10 января 1920 года Версальский договор стал европейским законом, и с того времени началось выполнение всех вытекающих из него обязательств. Поскольку Германия не могла сразу же выполнить все условия мира, приходилось собирать одну международную конференцию за другой.
Первой состоялась конференция в Спа. Она проходила с 5 по 16 июля 1920 года. В ней отразились все особенности, согласно которым велись переговоры. Германская делегация прибыла на место действия с твердым намерением не позволить навязать себе невыполнимые условия. Но делегация Антанты как раз и предъявляла требования, которые немцы не хотели принять.
Немцы продолжали сопротивляться. Тогда им стали угрожать военными действиями. Чтобы надавить на Германию в Спа, появился маршал Фош. В конце концов немцы подписали то, что от них требовали, исходя из того, что в противном случае может произойти худшее. Мероприятие завершилось тем, что немецких дипломатов, подписавших договор, обвинили в непорядочном ведении дел – как противники, так и собственный народ, уверенный в том, что германская делегация пошла на поводу у врага.
Победители 1918 года громко требовали, чтобы Германией управляли демократическим путем, что оказалось делом совершенно необычным и новым. Действительно, учрежденный Бисмарком рейхстаг обладал исключительной властью. Но он никогда не пользовался своим правом, возможно, потому, что его депутаты были убеждены в особом характере немецкого народа. Рейхстаг даже не вмешался в кризис, выросший из известного интервью «Дейли телеграф» в 1907 году. В любой другой стране оно неизбежно привело бы к определенному ограничению власти монархии или к падению правительства. Следовательно, стало очевидным, что введение парламентского режима в Германии требует времени, ибо для достижения успеха следовало добиться доверия.

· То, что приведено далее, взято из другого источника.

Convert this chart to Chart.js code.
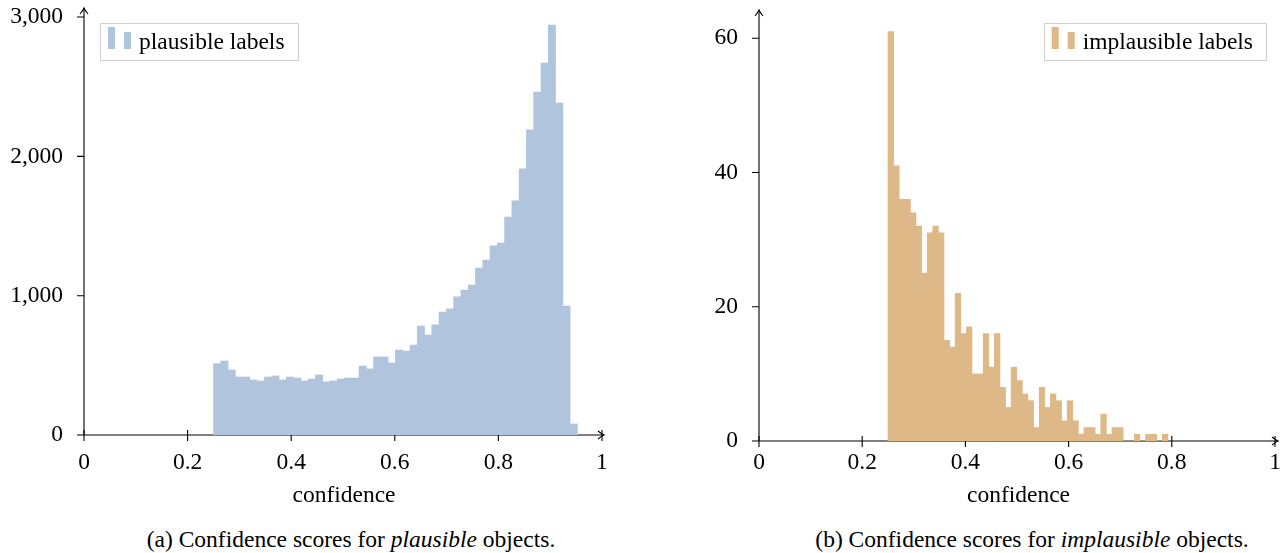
<!DOCTYPE html>
<html>
<head>
<meta charset="utf-8">
<script src="https://cdn.jsdelivr.net/npm/chart.js@4.4.1/dist/chart.umd.min.js"></script>
<style>
  body { margin: 0; background: #fff; width: 1287px; height: 553px; position: relative; overflow: hidden; font-family: "Liberation Serif", serif; }
  canvas { position: absolute; top: 0; }
  #plausible-chart { left: 0; }
  #implausible-chart { left: 647px; }
  .caption { position: absolute; top: 526px; font-size: 23.5px; line-height: 27px; color: #000; white-space: nowrap; transform: translateX(-50%); }
</style>
</head>
<body>
<canvas id="plausible-chart" width="640" height="520"></canvas>
<canvas id="implausible-chart" width="640" height="520"></canvas>
<div class="caption" style="left:351px">(a) Confidence scores for <i>plausible</i> objects.</div>
<div class="caption" style="left:1032px">(b) Confidence scores for <i>implausible</i> objects.</div>
<script>
// shared x axis
const xTicks = [0, 0.2, 0.4, 0.6, 0.8, 1];
const axisTitle = "confidence";

// (a) plausible objects, 50 bins
const plausibleLabel = "plausible labels";
const plausibleBinStart = 0.25;
const plausibleBinWidth = 0.01405;
const plausibleCounts = [
  512, 531, 467, 416, 416, 395, 388, 416, 424, 395,
  416, 409, 388, 402, 431, 381, 388, 402, 409, 409,
  495, 474, 560, 560, 517, 610, 603, 646, 782, 718,
  790, 883, 905, 991, 1041, 1077, 1199, 1256, 1357, 1378,
  1565, 1680, 1910, 2190, 2462, 2670, 2943, 2383, 926, 79,
];
const plausibleYTicks = [0, 1000, 2000, 3000];

// (b) implausible objects, 50 bins
const implausibleLabel = "implausible labels";
const implausibleBinStart = 0.25;
const implausibleBinWidth = 0.01085;
const implausibleCounts = [
  61, 41, 36, 36, 34, 32, 25, 31, 32, 31,
  15, 14, 22, 16, 17, 10, 10, 16, 11, 16,
  8, 5, 11, 9, 7, 6, 2, 8, 5, 7,
  6, 3, 6, 3, 1, 2, 2, 1, 4, 1,
  2, 2, 0, 0, 1, 0, 1, 1, 0, 1,
];
const implausibleYTicks = [0, 20, 40, 60];

const FONT = { family: '"Liberation Serif", "Times New Roman", serif', size: 23.5 };
Chart.defaults.color = "#000";

function histogramPoints(start, width, counts) {
  return counts.map((count, i) => ({ x: start + (i + 0.5) * width, y: count }));
}

function drawArrow(ctx, x, y, dir) {
  // tikz "->" style tip
  ctx.beginPath();
  if (dir === "right") {
    ctx.moveTo(x - 6, y - 4);
    ctx.quadraticCurveTo(x - 2, y - 0.8, x, y);
    ctx.quadraticCurveTo(x - 2, y + 0.8, x - 6, y + 4);
  } else {
    ctx.moveTo(x - 4, y + 6);
    ctx.quadraticCurveTo(x - 0.8, y + 2, x, y);
    ctx.quadraticCurveTo(x + 0.8, y + 2, x + 4, y + 6);
  }
  ctx.stroke();
}

const pgfAxes = {
  id: "pgfAxes",
  beforeDatasetsDraw(chart, args, opts) {
    const { ctx, chartArea, scales } = chart;
    const { left, right, top, bottom } = chartArea;
    ctx.save();
    ctx.strokeStyle = "#000";
    ctx.lineWidth = 1.1;
    ctx.beginPath();
    xTicks.forEach((v) => {
      const px = scales.x.getPixelForValue(v);
      ctx.moveTo(px, bottom - 5);
      ctx.lineTo(px, bottom + 6);
    });
    opts.yTicks.forEach((v) => {
      const py = scales.y.getPixelForValue(v);
      ctx.moveTo(left - 7, py);
      ctx.lineTo(left, py);
    });
    ctx.stroke();
    ctx.beginPath();
    ctx.moveTo(left, bottom);
    ctx.lineTo(right, bottom);
    ctx.moveTo(left, bottom);
    ctx.lineTo(left, top);
    ctx.stroke();
    drawArrow(ctx, right, bottom, "right");
    drawArrow(ctx, left, top, "up");
    ctx.restore();
  },
  afterDatasetsDraw(chart, args, opts) {
    const { ctx, chartArea } = chart;
    const ds = chart.data.datasets[0];
    ctx.save();
    ctx.font = `${FONT.size}px ${FONT.family}`;
    const tw = ctx.measureText(ds.label).width;
    const w = 39 + tw + 13;
    const h = 37;
    const bx = opts.side === "left" ? chartArea.left + 16 : chartArea.right - 12 - w;
    const by = 23;
    ctx.fillStyle = "#fff";
    ctx.fillRect(bx, by, w, h);
    ctx.strokeStyle = "#cfcfcf";
    ctx.lineWidth = 1;
    ctx.strokeRect(Math.round(bx) + 0.5, by + 0.5, Math.round(w), h);
    ctx.fillStyle = ds.backgroundColor;
    ctx.fillRect(bx + 8, by + 4, 7, 22);
    ctx.fillRect(bx + 24, by + 9, 7, 17);
    ctx.fillStyle = "#000";
    ctx.textBaseline = "middle";
    ctx.fillText(ds.label, bx + 39, by + h / 2 + 1);
    ctx.restore();
  },
};

function makeHistogram(canvasId, cfg) {
  const canvas = document.getElementById(canvasId);
  return new Chart(canvas, {
    type: "bar",
    data: {
      datasets: [{
        label: cfg.label,
        data: histogramPoints(cfg.binStart, cfg.binWidth, cfg.counts),
        backgroundColor: cfg.color,
        borderWidth: 0,
        barPercentage: 1,
        categoryPercentage: 1,
        grouped: false,
      }],
    },
    options: {
      responsive: false,
      animation: false,
      devicePixelRatio: 1,
      layout: { padding: { left: 0, top: cfg.top, right: cfg.padRight, bottom: 0 } },
      plugins: {
        legend: { display: false },
        tooltip: { enabled: false },
        pgfAxes: { yTicks: cfg.yTicks, side: cfg.legendSide },
      },
      scales: {
        x: {
          type: "linear",
          min: 0,
          max: cfg.xMax,
          offset: false,
          grid: { display: false, drawTicks: false },
          border: { display: false },
          afterBuildTicks: (scale) => { scale.ticks = xTicks.map((v) => ({ value: v })); },
          afterFit: (scale) => {
            scale.height = 520 - cfg.baseline;
            scale.paddingLeft = 0;
            scale.paddingRight = 0;
          },
          ticks: {
            font: FONT,
            color: "#000",
            padding: cfg.xTickPad,
            maxRotation: 0,
            autoSkip: false,
            callback: (v) => String(+Number(v).toFixed(2)),
          },
          title: { display: true, text: axisTitle, font: FONT, color: "#000", padding: { top: 0, bottom: 10 } },
        },
        y: {
          min: 0,
          max: cfg.yMax,
          grid: { display: false, drawTicks: false },
          border: { display: false },
          afterBuildTicks: (scale) => { scale.ticks = cfg.yTicks.map((v) => ({ value: v })); },
          afterFit: (scale) => {
            scale.width = cfg.axisLeft;
            scale.paddingTop = 0;
            scale.paddingBottom = 0;
          },
          ticks: {
            font: FONT,
            color: "#000",
            padding: 21,
            callback: (v) => Number(v).toLocaleString("en-US"),
          },
        },
      },
    },
    plugins: [pgfAxes],
  });
}

makeHistogram("plausible-chart", {
  label: plausibleLabel,
  binStart: plausibleBinStart,
  binWidth: plausibleBinWidth,
  counts: plausibleCounts,
  yTicks: plausibleYTicks,
  color: "#b0c4de",
  legendSide: "left",
  axisLeft: 84,
  padRight: 36,
  top: 8,
  baseline: 435,
  xMax: 1.0039,
  yMax: 3065,
  xTickPad: 14,
});

makeHistogram("implausible-chart", {
  label: implausibleLabel,
  binStart: implausibleBinStart,
  binWidth: implausibleBinWidth,
  counts: implausibleCounts,
  yTicks: implausibleYTicks,
  color: "#deb887",
  legendSide: "right",
  axisLeft: 112,
  padRight: 9,
  top: 10,
  baseline: 441,
  xMax: 1.0058,
  yMax: 64.2,
  xTickPad: 8,
});
</script>
</body>
</html>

Вместо того чтобы позволить новому правительству добиваться успеха, политика союзных войск непродуманно заставляла немецкое правительство в области внешней политики совершать один промах за другим. Так в немецкую землю посадили ростки национал-социализма. И уже в начале двадцатых годов Адольф Гитлер впервые добился пропагандистских успехов в связи с Версальским договором.